The following suggestions are often presented as being solutions:
Why not use a decode table as a pointer into Telnet client?
Our browser has a decode table, therefore we have solved the problem this way.
We have proxy channel for that Internet service, it decodes automatically.
If you consider this a little deeper, you will see that it will not always work... If you utilize this solution, a decode table or proxy would have to exist in each and every interactive Internet service, i.e. telnet, news, gopher, finger, WAIS, HTTP, FTP, etc. Even if you cover all standard Internet services by proxy channels or decode tables, you will be hitted by any newly appeared service, f.e. various multi-user conferencing tools. Lots of such services grows up nowadays.

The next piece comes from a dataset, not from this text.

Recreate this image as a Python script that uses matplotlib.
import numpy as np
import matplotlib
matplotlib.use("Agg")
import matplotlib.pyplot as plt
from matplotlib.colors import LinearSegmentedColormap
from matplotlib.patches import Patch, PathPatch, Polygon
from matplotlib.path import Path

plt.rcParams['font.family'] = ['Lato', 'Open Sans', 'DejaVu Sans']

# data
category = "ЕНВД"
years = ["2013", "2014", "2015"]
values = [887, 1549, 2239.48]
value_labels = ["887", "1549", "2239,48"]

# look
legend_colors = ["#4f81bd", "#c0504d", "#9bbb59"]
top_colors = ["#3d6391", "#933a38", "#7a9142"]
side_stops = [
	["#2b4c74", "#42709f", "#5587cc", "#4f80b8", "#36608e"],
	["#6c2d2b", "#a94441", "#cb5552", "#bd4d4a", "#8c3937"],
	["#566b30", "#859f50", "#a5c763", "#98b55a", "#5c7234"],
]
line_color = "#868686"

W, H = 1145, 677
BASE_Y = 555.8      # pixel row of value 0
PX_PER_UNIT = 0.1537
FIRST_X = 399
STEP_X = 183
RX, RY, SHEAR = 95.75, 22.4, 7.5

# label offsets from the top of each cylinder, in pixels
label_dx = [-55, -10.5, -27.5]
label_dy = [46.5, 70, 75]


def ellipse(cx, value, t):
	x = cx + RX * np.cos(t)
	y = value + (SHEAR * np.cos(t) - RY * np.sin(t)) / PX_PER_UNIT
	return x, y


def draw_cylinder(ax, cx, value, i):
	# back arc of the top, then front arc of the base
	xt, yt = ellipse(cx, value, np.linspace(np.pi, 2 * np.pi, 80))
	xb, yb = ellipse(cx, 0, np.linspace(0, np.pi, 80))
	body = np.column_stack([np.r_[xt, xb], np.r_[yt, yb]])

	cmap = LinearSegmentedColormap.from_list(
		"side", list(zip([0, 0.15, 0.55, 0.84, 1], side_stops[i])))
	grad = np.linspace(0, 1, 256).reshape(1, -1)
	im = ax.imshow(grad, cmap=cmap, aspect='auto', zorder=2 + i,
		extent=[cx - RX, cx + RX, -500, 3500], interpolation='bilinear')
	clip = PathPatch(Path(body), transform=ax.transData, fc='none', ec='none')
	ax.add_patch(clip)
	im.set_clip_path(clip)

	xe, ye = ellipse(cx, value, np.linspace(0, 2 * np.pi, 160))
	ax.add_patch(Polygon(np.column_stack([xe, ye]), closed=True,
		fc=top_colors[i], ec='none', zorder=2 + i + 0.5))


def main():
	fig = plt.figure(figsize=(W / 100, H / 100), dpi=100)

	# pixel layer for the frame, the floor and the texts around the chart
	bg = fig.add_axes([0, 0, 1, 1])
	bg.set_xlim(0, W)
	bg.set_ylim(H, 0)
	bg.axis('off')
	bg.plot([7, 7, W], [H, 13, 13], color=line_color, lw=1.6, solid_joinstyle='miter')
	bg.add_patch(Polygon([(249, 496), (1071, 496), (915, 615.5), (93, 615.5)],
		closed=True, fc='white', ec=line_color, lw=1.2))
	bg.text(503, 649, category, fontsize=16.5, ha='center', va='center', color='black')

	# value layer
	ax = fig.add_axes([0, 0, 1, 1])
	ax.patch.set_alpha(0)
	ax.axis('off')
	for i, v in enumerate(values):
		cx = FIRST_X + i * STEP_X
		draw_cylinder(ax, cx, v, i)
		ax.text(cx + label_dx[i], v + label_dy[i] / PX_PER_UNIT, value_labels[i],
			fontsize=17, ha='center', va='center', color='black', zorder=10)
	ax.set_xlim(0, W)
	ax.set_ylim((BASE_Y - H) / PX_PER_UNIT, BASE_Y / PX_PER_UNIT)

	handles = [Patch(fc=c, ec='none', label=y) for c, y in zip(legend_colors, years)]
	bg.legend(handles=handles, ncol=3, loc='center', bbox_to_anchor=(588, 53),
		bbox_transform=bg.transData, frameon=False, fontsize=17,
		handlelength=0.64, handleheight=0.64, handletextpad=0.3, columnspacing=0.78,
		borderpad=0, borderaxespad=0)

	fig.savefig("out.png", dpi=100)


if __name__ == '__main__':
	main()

The disadvantages of decode tables method soon become very obvious, because most of the existing applications don't support decode tables. That is, you would have to restrict the user to a your particular WWW browser with a particular decode table, however many very good browsers are in existence, so it would be a very unwise and confining restriction. Of course you could contact each and every software author and try to convince him to support your decode table, but ... good luck with doing that!
The disadvantages of proxy method become obvious too, because you can
cover only a few old, well-known and stable Internet services and can't
deal with others.
You need to program and debug a separate proxy for each service.
There are some bottlenecks even for known services' proxies such as HTTP,
e.g. most proxies do not remove
<META ... charset=...> fragments from
<HEAD> section. It won't cause any inconvenience with
browsers that follow standards (HTTP header charset must
override META charset), but this can badly damage decoding for
broken browsers that act otherwise, e.g. Mozilla and MS Explorer.
I think the easiest and the most reliable way to solve this problem is to have two character sets installed, CP1251 and KOI8-R, and then switch between them. People who disagree with this approach often say:
But you need a program to convert between two charsets!
Well, of course you do! But you need such a program in either case, i.e. you receive a binary attachment which is text in KOI8-R: no decode table would help you in this case. But in my variant (i.e. if you have KOI8-R fonts installed too) you can read, edit, cut & paste such documents easily!